In practice, the loads are secured, most of the time, in a way to ensure they don’t move and a cursory look from an inspector would see a secure load. Drivers do have experience and they definitely don’t want the load to move, so they are incentivised to make sure its secure. They are also under time constraints all of the time, so making the load secure is a priority, making it compliant to complex rules is less so, it’s human nature.
This doesn’t stop the spin from the RMS. These drivers are endangering the general public by using ‘broken gates, and significant amounts of goods not strapped down and only held in by side curtains’, according to the statement.
“Unsecured loads are not only a risk to other road users, those unloading the goods at Distribution Centres are also placed at risk,” Acting Assistant Commissioner Smith Commander of the Traffic & Highway Patrol Command said, in the press statement. “When inspecting one of the loads, a gate gave way which struck one officer and nearly hit others, which is a prime example of why loads need to be properly secured.”
The item inserted near the end of the statement is bound to get lost in the rush to bag truckies. There were 149 random breath tests and 38 drug tests carried out during the raid. All of them proved to be negative. This doesn’t fit with the image of the demon truck driver, so it was probably jettisoned by any journalist covering the story.
This is not the end of the story. RMS are promising to continue with the raids though to the end of June, so trucking operators can’t say they weren’t warned. We can also be sure the press and TV stations will also be well informed throughout ‘Operation Austrans’, showing how the NSW public can sleep safe in their beds because the RMS are getting tough with the demon truckie.
Last week, Diesel News reported on improved relations between truck drivers and RMS inspectors at Marulan. Now, because the spin suits them, it’s time to demonise the truckie, get a bit of political capital out of it, make the agency and minister look good.

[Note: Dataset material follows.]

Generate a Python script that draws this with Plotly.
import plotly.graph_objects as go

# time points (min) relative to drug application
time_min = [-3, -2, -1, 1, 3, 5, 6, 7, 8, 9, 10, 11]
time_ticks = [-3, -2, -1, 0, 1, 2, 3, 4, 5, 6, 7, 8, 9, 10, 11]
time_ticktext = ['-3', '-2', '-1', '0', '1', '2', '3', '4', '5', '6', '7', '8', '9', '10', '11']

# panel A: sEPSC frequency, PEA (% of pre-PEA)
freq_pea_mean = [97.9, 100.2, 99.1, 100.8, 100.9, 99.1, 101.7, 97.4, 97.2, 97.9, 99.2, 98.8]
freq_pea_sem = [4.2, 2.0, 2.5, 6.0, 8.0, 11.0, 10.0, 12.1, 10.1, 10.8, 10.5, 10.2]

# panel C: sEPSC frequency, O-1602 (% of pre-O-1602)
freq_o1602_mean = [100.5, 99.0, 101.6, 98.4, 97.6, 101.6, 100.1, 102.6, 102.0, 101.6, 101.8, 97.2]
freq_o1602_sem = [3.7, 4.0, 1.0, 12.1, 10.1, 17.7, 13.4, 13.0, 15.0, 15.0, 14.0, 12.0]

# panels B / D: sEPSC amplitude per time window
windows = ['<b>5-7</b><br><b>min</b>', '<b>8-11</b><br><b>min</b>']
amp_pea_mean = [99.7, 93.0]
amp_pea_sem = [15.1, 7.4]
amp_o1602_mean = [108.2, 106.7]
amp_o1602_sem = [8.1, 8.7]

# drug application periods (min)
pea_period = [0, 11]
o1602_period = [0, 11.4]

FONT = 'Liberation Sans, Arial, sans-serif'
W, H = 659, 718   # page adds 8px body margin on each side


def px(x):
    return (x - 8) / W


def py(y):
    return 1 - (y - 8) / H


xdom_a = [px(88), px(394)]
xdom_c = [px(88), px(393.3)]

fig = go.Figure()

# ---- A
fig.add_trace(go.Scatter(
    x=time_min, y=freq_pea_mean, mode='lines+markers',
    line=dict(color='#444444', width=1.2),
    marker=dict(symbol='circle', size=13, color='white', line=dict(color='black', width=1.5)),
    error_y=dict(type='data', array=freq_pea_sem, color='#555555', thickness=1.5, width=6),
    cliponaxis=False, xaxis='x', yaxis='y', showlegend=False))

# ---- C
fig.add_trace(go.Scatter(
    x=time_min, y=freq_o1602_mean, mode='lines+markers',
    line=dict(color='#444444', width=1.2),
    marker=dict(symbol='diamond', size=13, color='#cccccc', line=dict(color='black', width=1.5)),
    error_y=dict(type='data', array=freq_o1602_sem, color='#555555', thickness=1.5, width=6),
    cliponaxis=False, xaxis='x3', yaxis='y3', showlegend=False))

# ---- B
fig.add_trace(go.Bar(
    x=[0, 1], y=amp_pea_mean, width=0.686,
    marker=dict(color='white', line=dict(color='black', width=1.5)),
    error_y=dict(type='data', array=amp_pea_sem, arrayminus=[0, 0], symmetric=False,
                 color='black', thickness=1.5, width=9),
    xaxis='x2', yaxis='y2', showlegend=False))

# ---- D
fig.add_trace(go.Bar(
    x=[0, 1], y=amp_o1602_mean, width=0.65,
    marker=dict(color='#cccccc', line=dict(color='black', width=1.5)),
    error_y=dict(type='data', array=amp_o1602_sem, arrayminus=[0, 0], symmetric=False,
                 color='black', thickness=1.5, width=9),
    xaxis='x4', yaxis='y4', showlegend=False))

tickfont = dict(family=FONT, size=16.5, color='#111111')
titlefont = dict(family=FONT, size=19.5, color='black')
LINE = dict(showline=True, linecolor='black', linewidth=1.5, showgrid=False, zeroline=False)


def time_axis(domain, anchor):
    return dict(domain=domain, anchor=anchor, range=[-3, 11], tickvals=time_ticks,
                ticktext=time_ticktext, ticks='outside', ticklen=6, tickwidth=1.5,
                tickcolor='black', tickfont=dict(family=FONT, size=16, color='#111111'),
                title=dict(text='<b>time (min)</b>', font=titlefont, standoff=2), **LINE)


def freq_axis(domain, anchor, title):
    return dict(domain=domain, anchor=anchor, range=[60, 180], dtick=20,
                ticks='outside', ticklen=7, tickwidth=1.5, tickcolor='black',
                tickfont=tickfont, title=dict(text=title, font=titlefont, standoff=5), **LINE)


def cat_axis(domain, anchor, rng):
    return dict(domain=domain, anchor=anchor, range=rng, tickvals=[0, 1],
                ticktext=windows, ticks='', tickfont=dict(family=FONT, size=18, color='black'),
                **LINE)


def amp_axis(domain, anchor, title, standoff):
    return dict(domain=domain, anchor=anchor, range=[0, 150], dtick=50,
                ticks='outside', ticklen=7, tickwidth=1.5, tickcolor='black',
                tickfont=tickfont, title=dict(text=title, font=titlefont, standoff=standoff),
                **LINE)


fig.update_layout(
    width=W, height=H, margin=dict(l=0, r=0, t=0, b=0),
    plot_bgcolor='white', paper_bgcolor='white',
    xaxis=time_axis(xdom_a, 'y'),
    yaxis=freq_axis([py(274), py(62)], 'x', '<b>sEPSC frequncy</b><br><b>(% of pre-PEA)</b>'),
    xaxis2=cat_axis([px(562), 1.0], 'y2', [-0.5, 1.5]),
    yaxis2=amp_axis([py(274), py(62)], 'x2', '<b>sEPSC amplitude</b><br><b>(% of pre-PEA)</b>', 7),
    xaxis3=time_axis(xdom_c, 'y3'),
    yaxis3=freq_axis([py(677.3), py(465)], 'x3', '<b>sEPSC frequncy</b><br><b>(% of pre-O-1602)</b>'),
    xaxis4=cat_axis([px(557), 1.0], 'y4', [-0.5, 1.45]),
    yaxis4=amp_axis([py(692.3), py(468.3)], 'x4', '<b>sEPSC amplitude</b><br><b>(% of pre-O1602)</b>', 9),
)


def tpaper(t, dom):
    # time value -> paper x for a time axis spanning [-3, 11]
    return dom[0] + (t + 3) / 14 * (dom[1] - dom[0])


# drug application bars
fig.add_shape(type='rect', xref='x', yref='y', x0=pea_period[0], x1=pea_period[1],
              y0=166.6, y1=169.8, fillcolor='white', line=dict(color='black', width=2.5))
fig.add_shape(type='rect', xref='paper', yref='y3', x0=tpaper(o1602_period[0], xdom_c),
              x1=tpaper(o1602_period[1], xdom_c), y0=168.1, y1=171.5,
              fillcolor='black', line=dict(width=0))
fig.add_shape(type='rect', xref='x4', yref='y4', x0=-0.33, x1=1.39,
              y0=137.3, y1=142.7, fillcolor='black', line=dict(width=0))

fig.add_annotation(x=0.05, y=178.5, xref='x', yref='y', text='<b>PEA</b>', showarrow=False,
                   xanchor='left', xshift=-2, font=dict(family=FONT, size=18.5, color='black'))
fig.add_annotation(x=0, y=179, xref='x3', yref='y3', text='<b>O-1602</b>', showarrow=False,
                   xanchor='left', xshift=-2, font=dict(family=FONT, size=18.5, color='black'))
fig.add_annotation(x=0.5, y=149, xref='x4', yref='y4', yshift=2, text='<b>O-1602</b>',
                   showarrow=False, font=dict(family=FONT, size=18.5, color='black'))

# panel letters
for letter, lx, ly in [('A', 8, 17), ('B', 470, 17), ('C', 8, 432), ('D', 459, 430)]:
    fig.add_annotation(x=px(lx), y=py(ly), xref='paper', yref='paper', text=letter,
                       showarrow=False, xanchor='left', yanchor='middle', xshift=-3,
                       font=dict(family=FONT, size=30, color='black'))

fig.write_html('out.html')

Where’s the inclusive attitude? Where are the liaison officers going round the DCs chatting to drivers and explaining the rules and showing the industry how to remain compliant? Why are these raids targeting the trucks in the DC, but not the system and practice of the DC operator? The answer lies within the culture of the road authorities at the coal face. While Peter Wells, Director of Safety and Compliance, does talk the talk and engage thoughtfully with the industry, the teams on the ground are still in the business of pinging truckies.